• Task requirements:
Find every line with the string "this" in it, count them, and reply with that count only.

• Records to use:
* Start *
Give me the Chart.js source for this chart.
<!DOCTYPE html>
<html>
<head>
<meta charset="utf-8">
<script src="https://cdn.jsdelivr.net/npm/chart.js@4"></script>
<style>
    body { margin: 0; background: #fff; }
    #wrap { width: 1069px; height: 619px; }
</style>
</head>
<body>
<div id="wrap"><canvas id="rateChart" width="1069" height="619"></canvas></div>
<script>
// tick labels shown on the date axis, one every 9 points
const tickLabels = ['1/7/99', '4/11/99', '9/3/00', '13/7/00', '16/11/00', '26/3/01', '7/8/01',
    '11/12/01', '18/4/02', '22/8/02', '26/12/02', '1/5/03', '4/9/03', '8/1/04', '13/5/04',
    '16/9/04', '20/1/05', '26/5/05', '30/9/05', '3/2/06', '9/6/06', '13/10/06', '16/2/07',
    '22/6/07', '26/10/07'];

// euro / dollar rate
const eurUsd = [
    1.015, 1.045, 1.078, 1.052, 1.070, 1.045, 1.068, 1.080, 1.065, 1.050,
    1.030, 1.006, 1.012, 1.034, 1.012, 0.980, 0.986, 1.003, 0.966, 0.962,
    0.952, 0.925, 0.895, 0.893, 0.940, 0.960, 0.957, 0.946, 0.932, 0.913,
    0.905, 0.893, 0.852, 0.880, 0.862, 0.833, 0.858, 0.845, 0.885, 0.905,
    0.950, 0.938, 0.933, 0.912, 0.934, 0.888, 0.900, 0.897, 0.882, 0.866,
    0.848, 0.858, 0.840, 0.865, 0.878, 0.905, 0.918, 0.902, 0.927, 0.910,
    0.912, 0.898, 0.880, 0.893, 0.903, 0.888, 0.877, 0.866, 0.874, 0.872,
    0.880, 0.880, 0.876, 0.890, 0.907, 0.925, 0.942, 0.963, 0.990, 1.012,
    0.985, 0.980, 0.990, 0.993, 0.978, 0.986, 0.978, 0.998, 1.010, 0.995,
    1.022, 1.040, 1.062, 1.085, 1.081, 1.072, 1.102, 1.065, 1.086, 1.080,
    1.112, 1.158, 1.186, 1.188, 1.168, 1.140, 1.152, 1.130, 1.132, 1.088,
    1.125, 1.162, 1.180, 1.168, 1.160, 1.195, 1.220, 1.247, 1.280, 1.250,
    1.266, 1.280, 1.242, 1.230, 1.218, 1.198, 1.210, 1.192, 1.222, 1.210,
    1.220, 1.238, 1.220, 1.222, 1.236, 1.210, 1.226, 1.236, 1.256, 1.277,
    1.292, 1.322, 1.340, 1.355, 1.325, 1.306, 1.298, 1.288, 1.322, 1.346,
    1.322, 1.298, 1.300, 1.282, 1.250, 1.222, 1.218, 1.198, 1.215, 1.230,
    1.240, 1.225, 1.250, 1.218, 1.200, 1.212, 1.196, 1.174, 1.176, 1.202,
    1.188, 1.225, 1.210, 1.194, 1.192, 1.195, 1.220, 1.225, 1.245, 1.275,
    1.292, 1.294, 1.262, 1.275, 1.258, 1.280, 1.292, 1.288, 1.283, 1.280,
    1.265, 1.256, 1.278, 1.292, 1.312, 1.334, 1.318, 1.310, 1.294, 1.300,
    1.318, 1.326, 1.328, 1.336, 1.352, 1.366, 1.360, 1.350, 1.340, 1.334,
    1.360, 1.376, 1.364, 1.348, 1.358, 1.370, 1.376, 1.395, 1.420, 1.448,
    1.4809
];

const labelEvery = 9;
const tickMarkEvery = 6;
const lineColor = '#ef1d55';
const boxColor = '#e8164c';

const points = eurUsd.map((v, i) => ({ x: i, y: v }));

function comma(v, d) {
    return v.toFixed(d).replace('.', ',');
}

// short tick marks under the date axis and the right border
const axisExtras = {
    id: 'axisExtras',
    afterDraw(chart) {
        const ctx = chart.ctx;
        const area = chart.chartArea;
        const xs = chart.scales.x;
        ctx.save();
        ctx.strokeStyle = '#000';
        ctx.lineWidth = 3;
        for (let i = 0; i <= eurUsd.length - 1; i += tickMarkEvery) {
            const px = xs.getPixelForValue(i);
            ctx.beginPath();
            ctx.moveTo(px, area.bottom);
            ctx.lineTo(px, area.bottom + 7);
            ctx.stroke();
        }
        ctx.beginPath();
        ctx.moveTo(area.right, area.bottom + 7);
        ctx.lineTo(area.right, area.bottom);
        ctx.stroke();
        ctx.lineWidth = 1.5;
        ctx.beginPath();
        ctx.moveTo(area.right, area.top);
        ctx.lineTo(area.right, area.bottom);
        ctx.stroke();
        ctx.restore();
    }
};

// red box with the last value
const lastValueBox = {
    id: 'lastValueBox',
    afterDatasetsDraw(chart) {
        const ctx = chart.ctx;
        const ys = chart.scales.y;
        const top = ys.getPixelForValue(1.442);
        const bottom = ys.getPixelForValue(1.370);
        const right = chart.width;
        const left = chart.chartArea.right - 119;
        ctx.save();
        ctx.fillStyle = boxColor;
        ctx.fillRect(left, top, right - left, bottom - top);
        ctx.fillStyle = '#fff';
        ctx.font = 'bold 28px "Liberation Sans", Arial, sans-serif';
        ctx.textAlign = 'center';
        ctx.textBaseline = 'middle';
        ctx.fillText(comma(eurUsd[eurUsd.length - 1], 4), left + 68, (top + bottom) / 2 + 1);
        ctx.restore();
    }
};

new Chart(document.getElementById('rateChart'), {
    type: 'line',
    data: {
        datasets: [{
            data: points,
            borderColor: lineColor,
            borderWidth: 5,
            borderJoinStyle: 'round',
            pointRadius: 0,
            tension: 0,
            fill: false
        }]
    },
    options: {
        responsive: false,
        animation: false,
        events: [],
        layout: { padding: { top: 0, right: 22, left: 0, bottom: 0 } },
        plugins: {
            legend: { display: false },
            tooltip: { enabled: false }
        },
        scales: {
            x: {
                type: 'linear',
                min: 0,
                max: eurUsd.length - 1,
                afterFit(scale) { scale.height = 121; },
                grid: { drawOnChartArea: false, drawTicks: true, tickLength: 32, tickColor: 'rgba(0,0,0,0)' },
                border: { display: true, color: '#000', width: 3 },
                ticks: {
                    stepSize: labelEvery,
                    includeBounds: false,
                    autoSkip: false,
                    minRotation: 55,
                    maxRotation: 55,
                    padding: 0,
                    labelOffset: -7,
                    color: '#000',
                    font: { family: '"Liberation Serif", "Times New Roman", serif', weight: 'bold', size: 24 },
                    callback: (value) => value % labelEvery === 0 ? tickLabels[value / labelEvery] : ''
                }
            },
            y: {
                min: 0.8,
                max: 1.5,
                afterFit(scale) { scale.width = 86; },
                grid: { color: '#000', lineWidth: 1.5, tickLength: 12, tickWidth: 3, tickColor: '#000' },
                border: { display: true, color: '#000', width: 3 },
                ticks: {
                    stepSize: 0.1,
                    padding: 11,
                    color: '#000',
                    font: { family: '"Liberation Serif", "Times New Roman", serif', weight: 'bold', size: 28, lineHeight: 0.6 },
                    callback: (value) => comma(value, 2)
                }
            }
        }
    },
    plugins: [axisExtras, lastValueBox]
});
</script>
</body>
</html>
* End *
* Start *
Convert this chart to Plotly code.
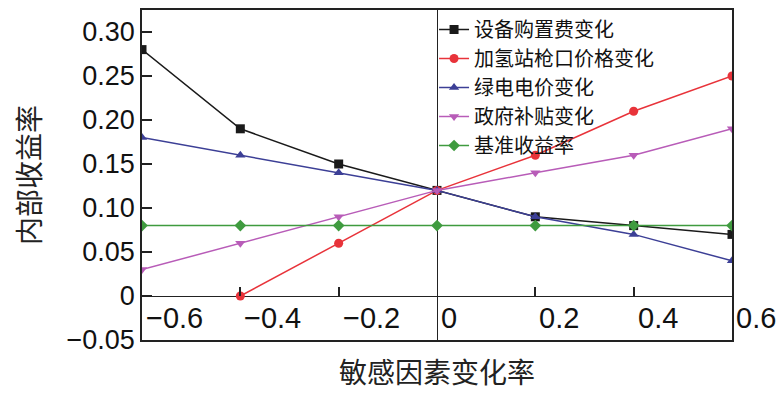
* End *
• Answer for the task:
2